An ABET-certified engineering program offers biomedical, environmental, and computer engineering to a small cohort of students.
Jesuit identity
Loyola University Chicago is a Jesuit school with about 50 percent of students identifying themselves as Catholic. While it does have a beautiful art deco church as a centerpiece beside Lake Michigan, it doesn’t have the same stamp of religion that you find at The Catholic University of America in Washington, D.C. It has a two-course religion requirement that invites exploration of different avenues of religious thought. The Jesuit ethos of social justice and giving back to others permeates the university.
The core curriculum
Core requirements are many — 16 classes totaling 48 credits — and they mark Loyola as a true liberal arts and sciences school, but students say that flexibility and choice make the requirements easy to meet.

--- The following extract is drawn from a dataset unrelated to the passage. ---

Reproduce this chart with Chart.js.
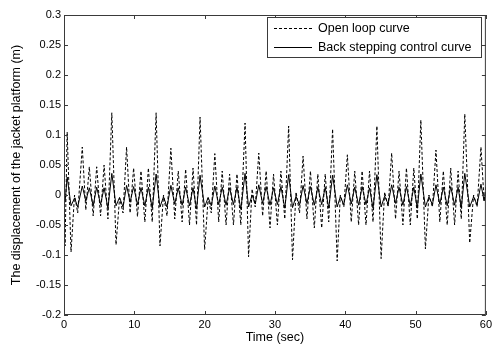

The core promotes “transformative education,” to “foster continual growth in the hearts, minds, and will of students.” In addition to the College Writing Seminar, students pursue “Knowledge and Inquiry” in these modes: Artistic, Ethical, Historic, Literary, Quantitative, Scientific, Societal and Cultural, Philosophical, Theological and Religious. Foreign language is not part of the core. The courses promote skill development and well-rounded knowledge while upholding Jesuit values of diversity, social justice, and spirituality or faith in action.

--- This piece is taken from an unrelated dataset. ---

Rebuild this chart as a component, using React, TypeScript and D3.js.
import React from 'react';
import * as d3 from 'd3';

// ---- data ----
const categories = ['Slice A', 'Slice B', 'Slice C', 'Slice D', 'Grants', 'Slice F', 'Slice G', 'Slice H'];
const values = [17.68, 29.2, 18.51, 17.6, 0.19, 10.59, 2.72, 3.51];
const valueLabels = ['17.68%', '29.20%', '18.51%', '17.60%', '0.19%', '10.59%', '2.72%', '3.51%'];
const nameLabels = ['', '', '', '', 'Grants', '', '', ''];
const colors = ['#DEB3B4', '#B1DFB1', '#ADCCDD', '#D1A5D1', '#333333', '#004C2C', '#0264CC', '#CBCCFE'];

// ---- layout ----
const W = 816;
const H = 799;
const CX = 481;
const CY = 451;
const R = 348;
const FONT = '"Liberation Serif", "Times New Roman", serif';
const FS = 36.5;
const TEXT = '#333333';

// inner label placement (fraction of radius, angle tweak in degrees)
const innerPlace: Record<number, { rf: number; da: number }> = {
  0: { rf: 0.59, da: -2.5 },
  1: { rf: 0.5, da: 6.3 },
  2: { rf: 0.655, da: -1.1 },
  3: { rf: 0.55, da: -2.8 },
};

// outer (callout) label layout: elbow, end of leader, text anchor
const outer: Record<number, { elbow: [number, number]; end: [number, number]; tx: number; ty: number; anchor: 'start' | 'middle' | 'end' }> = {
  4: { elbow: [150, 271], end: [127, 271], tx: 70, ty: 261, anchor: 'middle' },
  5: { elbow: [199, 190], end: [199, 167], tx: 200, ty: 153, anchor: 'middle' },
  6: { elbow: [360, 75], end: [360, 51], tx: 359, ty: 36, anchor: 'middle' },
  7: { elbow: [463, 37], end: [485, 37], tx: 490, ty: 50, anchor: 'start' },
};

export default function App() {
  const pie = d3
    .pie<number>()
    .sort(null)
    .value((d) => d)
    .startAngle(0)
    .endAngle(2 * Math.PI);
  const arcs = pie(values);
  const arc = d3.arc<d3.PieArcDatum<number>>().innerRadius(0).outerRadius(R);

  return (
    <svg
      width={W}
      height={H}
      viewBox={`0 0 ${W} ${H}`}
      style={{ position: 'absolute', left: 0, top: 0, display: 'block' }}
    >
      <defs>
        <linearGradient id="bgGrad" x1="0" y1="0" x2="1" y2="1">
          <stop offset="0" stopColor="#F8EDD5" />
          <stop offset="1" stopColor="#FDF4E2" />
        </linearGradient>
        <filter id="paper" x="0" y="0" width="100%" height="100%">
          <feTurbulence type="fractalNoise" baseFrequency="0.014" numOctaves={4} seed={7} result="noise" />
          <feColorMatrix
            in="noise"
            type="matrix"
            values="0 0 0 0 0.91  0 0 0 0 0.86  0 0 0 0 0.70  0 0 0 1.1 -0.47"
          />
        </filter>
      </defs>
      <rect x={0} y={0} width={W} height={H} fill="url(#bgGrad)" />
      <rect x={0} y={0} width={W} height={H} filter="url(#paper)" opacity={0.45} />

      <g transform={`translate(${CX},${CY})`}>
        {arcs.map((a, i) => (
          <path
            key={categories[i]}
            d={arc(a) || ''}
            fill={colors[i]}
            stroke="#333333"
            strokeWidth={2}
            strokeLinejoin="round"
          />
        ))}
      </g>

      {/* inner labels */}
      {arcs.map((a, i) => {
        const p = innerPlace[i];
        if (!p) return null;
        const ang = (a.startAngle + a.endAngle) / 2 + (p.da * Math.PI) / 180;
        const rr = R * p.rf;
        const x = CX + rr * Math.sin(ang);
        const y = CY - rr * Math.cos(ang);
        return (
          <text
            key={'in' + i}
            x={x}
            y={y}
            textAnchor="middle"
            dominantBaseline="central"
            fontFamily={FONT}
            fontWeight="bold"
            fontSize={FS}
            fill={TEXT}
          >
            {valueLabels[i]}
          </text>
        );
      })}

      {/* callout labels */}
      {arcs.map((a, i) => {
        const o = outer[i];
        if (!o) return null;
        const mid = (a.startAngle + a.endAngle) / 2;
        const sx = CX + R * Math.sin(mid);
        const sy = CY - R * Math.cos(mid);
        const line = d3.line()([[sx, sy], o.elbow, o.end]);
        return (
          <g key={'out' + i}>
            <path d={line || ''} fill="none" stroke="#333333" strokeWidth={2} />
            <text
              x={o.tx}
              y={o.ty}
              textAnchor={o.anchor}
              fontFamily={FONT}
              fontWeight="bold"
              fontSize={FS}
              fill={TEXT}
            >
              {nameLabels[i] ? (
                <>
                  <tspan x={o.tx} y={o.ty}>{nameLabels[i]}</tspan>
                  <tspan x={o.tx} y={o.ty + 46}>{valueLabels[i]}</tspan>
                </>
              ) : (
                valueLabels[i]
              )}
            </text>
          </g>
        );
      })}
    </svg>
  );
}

Advising and the path to graduation
You build a four-year plan from the start, and advisers help you stay on track to graduate on time. Scaffolded advising allows you to take on responsibility for your path as you move into your major and work with your major adviser. Advising starts with UNIV 101, and the professor of your UNIV 101 course becomes your go-to adviser. The Office of First and Second Year Advising (FSYA) offers two-tier advising: one-on-one 30-minute sessions for in-depth planning and Express Advising for quick questions. For students with an eye toward graduate school, Loyola’s Accelerated Master’s Pathways program allows you to apply during your junior year to earn both a bachelor’s and a master’s in a compressed timeframe — with a 25 percent tuition discount through the Returning Rambler Scholarship for eligible programs.
Getting in
To get into Loyola University Chicago, submit your official high school transcript and one teacher or counselor recommendation. Optional: essay, résumé (or activities on Common App), test scores (LUC superscores). Apply by December 1 for priority consideration. Loyola starts reading applications at the end of October and responds on a rolling basis. The cost of attendance is $77,000 for 2025–2026 and they admit about 82 percent of applicants. Women make up about 69 percent of undergraduates, a slightly higher percentage than at most liberal arts schools.

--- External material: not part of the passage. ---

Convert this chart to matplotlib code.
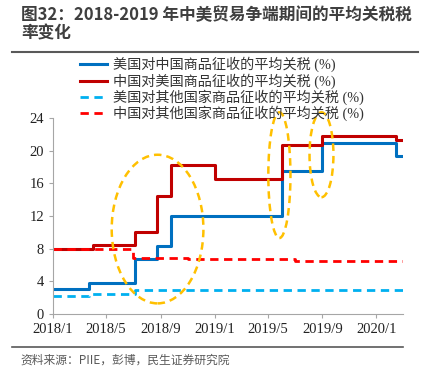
import numpy as np
import matplotlib
matplotlib.use("Agg")
import matplotlib.pyplot as plt
import matplotlib.dates as mdates
from matplotlib.patches import Ellipse
from matplotlib.lines import Line2D

plt.rcParams['font.family'] = ['Liberation Serif', 'Noto Sans CJK SC', 'DejaVu Sans']

# 美国对中国商品征收的平均关税
us_cn_dates = ['2018-01-01', '2018-03-23', '2018-07-06', '2018-08-23', '2018-09-24',
               '2019-06-01', '2019-09-01', '2020-02-14', '2020-03-01']
us_cn_vals = [3.1, 3.8, 6.7, 8.3, 12.0, 17.5, 21.0, 19.3, 19.3]

# 中国对美国商品征收的平均关税
cn_us_dates = ['2018-01-01', '2018-04-02', '2018-07-06', '2018-08-23', '2018-09-24',
               '2019-01-01', '2019-06-01', '2019-09-01', '2020-02-14', '2020-03-01']
cn_us_vals = [8.0, 8.4, 10.1, 14.4, 18.3, 16.5, 20.7, 21.8, 21.3, 21.3]

# 美国对其他国家商品征收的平均关税
us_w_dates = ['2018-01-01', '2018-03-23', '2018-07-06', '2019-11-01', '2020-03-01']
us_w_vals = [2.2, 2.5, 2.9, 3.0, 3.0]

# 中国对其他国家商品征收的平均关税
cn_w_dates = ['2018-01-01', '2018-07-01', '2018-11-01', '2019-07-01', '2020-03-01']
cn_w_vals = [8.0, 6.9, 6.7, 6.55, 6.55]

labels = ['美国对中国商品征收的平均关税 (%)', '中国对美国商品征收的平均关税 (%)',
          '美国对其他国家商品征收的平均关税 (%)', '中国对其他国家商品征收的平均关税 (%)']

tick_dates = ['2018-01-01', '2018-05-01', '2018-09-01', '2019-01-01',
              '2019-05-01', '2019-09-01', '2020-01-01']
tick_labels = ['2018/1', '2018/5', '2018/9', '2019/1', '2019/5', '2019/9', '2020/1']

def d(lst):
    return mdates.date2num(np.array(lst, dtype='datetime64[D]'))

fig = plt.figure(figsize=(4.34, 3.66), dpi=100)
ax = fig.add_axes([53/434, 1-314/366, 350/434, 196/366])

ax.plot(d(us_cn_dates), us_cn_vals, drawstyle='steps-post', color='#0070C0', lw=2.2, label=labels[0])
ax.plot(d(cn_us_dates), cn_us_vals, drawstyle='steps-post', color='#C00000', lw=2.2, label=labels[1])
ax.plot(d(us_w_dates), us_w_vals, drawstyle='steps-post', color='#00B0F0', lw=2.0,
        dashes=(3, 2), label=labels[2])
ax.plot(d(cn_w_dates), cn_w_vals, drawstyle='steps-post', color='#FF0000', lw=2.0,
        dashes=(3, 2), label=labels[3])

# 橙色虚线椭圆
ells = [('2018-08-25', 10.4, 207, 18.2),
        ('2019-05-27', 17.0, 50, 15.4),
        ('2019-08-30', 19.5, 54, 10.4)]
for c, yc, w, h in ells:
    e = Ellipse((d([c])[0], yc), w, h, fill=False, edgecolor='#FFC000', lw=1.8,
                linestyle=(0, (3, 2)), clip_on=False, zorder=5)
    ax.add_patch(e)

ax.set_xlim(d(['2018-01-01'])[0], d(['2020-03-01'])[0])
ax.set_ylim(0, 24)
ax.set_yticks(np.arange(0, 25, 4))
ax.set_xticks(d(tick_dates))
ax.set_xticklabels(tick_labels)
for s in ['top', 'right']:
    ax.spines[s].set_visible(False)
for s in ['left', 'bottom']:
    ax.spines[s].set_color('#A6A6A6')
ax.tick_params(axis='both', colors='#A6A6A6', labelcolor='#222222', labelsize=10.5, length=3)

fig.legend(loc='upper left', bbox_to_anchor=(80/434, 1-57/366), frameon=False,
           fontsize=10.2, handlelength=1.9, handletextpad=0.4, labelspacing=0.05,
           borderpad=0, borderaxespad=0, labelcolor='#333333')

fig.text(21/434, 1-6/366, '图32：2018-2019 年中美贸易争端期间的平均关税税\n率变化',
         family=['Noto Sans CJK SC'], fontweight='bold', fontsize=12.0, color='#3F3F3F',
         va='top', ha='left', linespacing=1.05)
fig.add_artist(Line2D([12/434, 418/434], [1-52/366]*2, transform=fig.transFigure,
                      color='#595959', lw=1.5))
fig.add_artist(Line2D([12/434, 403/434], [1-347/366]*2, transform=fig.transFigure,
                      color='#595959', lw=1.2))
fig.text(20/434, 1-360/366, '资料来源：PIIE，彭博，民生证券研究院', family=['Noto Sans CJK SC'],
         fontsize=8.5, color='#595959', va='center', ha='left')

fig.savefig('out.png', dpi=100)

Early Assurance Program to medical school
Loyola University Chicago and Loyola’s Stritch School of Medicine (SSOM) sponsor the Early Assurance Program (EAP), which allows Loyola’s undergraduate students to be considered early for admission to SSOM. Students typically apply to medical school at the end of their junior or senior year, but EAP students apply during the fall of their junior year and may receive conditional acceptance to Stritch that same year. Each year, up to ten students are conditionally accepted into the first-year class at SSOM.
Who would thrive at Loyola University Chicago?
If you want to be part of a school that cares about the environment and is doing something about it, if you want to be educated broadly in ways of knowing, if you learn best by doing and want to do it in Chicago, and if you believe that education should make you more useful to the world, then Loyola University Chicago could be for you.